» Data block:
==================================================

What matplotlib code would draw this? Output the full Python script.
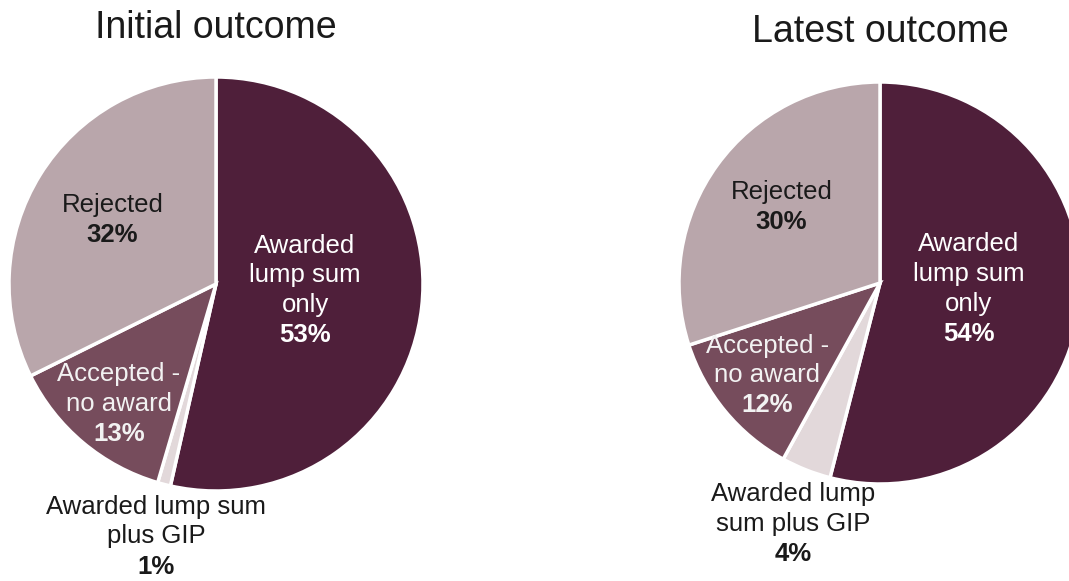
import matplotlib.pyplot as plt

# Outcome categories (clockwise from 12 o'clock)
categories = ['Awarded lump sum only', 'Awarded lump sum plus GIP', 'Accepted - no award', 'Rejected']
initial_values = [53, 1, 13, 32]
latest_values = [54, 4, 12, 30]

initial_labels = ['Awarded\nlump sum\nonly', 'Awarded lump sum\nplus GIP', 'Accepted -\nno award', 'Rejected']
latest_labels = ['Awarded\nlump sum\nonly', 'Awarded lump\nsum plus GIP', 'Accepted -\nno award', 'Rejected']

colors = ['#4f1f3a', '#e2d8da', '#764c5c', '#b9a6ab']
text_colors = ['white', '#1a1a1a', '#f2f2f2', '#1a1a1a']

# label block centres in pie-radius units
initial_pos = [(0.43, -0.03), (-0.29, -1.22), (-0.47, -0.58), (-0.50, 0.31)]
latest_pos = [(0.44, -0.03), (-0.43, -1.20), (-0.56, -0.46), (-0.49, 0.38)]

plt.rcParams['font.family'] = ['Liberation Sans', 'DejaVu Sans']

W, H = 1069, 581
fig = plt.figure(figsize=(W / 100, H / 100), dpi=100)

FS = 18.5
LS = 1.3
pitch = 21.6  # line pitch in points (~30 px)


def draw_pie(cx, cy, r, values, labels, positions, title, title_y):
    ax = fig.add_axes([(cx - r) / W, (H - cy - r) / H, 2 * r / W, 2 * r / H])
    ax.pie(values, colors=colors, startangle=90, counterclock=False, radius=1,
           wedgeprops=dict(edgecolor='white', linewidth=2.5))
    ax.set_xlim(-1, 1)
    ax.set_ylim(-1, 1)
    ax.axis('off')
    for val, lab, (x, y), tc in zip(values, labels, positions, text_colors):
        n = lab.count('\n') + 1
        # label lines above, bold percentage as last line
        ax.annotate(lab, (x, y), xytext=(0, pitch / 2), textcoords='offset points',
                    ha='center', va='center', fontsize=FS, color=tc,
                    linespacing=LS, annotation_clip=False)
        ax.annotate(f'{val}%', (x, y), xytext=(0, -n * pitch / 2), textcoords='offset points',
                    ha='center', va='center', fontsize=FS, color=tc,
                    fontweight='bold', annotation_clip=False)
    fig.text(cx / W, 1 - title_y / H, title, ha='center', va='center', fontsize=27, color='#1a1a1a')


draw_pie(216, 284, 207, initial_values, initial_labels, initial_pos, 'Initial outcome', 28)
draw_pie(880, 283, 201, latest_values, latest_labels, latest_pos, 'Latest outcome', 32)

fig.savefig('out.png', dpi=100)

==================================================

Leave out the pictures and repeat the lines from the start of the material through the line with "latest_values = [54, 4, 12, 30]", inclusive.

» Response to the exercise:
What matplotlib code would draw this? Output the full Python script.
import matplotlib.pyplot as plt

# Outcome categories (clockwise from 12 o'clock)
categories = ['Awarded lump sum only', 'Awarded lump sum plus GIP', 'Accepted - no award', 'Rejected']
initial_values = [53, 1, 13, 32]
latest_values = [54, 4, 12, 30]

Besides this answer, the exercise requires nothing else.